#### What you should do
Without the pictures, return all of the material exactly as written.
+-------+
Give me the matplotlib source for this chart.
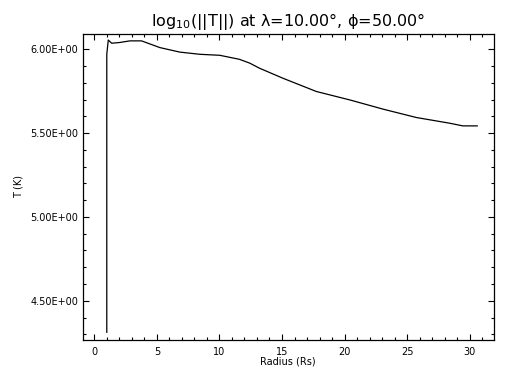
import numpy as np
import matplotlib
matplotlib.use("Agg")
import matplotlib.pyplot as plt
from matplotlib.ticker import MultipleLocator, FormatStrFormatter

# radius (Rs) and log10 temperature
radius = [1.00, 1.00, 1.12, 1.39, 2.00, 2.85, 3.78, 5.24, 6.84, 8.43, 10.03,
          11.60, 12.43, 13.20, 15.08, 17.75, 20.41, 23.07, 25.73, 28.39,
          29.45, 30.60]
logT = [4.312, 5.970, 6.055, 6.036, 6.040, 6.050, 6.050, 6.010, 5.983, 5.970,
        5.964, 5.940, 5.917, 5.887, 5.827, 5.748, 5.698, 5.643, 5.593, 5.559,
        5.543, 5.543]

fig = plt.figure(figsize=(5.12, 3.84), dpi=100)
ax = fig.add_axes([83/512, 1 - 340/384, (493.5 - 83)/512, (340 - 34)/384])
ax.plot(radius, logT, color='black', lw=0.9)

ax.set_xlim(-0.9, 31.9)
ax.set_ylim(4.266, 6.091)
ax.xaxis.set_major_locator(MultipleLocator(5))
ax.xaxis.set_minor_locator(MultipleLocator(1))
ax.yaxis.set_major_locator(MultipleLocator(0.5))
ax.yaxis.set_minor_locator(MultipleLocator(0.1))
ax.yaxis.set_major_formatter(FormatStrFormatter('%.2E'))
ax.tick_params(which='both', direction='in', top=True, right=True,
               labelsize=7, width=0.8)
ax.tick_params(which='major', length=4)
ax.tick_params(which='minor', length=2.5)
ax.tick_params(axis='x', pad=5)
for s in ax.spines.values():
    s.set_linewidth(0.9)

ax.set_xlabel('Radius (Rs)', fontsize=7, labelpad=0)
ax.set_ylabel('T (K)', fontsize=7, labelpad=5)
ax.set_title(r'log$_{10}$(||T||) at λ=10.00°, ϕ=50.00°', fontsize=11.5, pad=5.5)

fig.savefig("out.png", dpi=100, facecolor='white')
+-------+
#### Solved problem
Give me the matplotlib source for this chart.
import numpy as np
import matplotlib
matplotlib.use("Agg")
import matplotlib.pyplot as plt
from matplotlib.ticker import MultipleLocator, FormatStrFormatter

# radius (Rs) and log10 temperature
radius = [1.00, 1.00, 1.12, 1.39, 2.00, 2.85, 3.78, 5.24, 6.84, 8.43, 10.03,
          11.60, 12.43, 13.20, 15.08, 17.75, 20.41, 23.07, 25.73, 28.39,
          29.45, 30.60]
logT = [4.312, 5.970, 6.055, 6.036, 6.040, 6.050, 6.050, 6.010, 5.983, 5.970,
        5.964, 5.940, 5.917, 5.887, 5.827, 5.748, 5.698, 5.643, 5.593, 5.559,
        5.543, 5.543]

fig = plt.figure(figsize=(5.12, 3.84), dpi=100)
ax = fig.add_axes([83/512, 1 - 340/384, (493.5 - 83)/512, (340 - 34)/384])
ax.plot(radius, logT, color='black', lw=0.9)

ax.set_xlim(-0.9, 31.9)
ax.set_ylim(4.266, 6.091)
ax.xaxis.set_major_locator(MultipleLocator(5))
ax.xaxis.set_minor_locator(MultipleLocator(1))
ax.yaxis.set_major_locator(MultipleLocator(0.5))
ax.yaxis.set_minor_locator(MultipleLocator(0.1))
ax.yaxis.set_major_formatter(FormatStrFormatter('%.2E'))
ax.tick_params(which='both', direction='in', top=True, right=True,
               labelsize=7, width=0.8)
ax.tick_params(which='major', length=4)
ax.tick_params(which='minor', length=2.5)
ax.tick_params(axis='x', pad=5)
for s in ax.spines.values():
    s.set_linewidth(0.9)

ax.set_xlabel('Radius (Rs)', fontsize=7, labelpad=0)
ax.set_ylabel('T (K)', fontsize=7, labelpad=5)
ax.set_title(r'log$_{10}$(||T||) at λ=10.00°, ϕ=50.00°', fontsize=11.5, pad=5.5)

fig.savefig("out.png", dpi=100, facecolor='white')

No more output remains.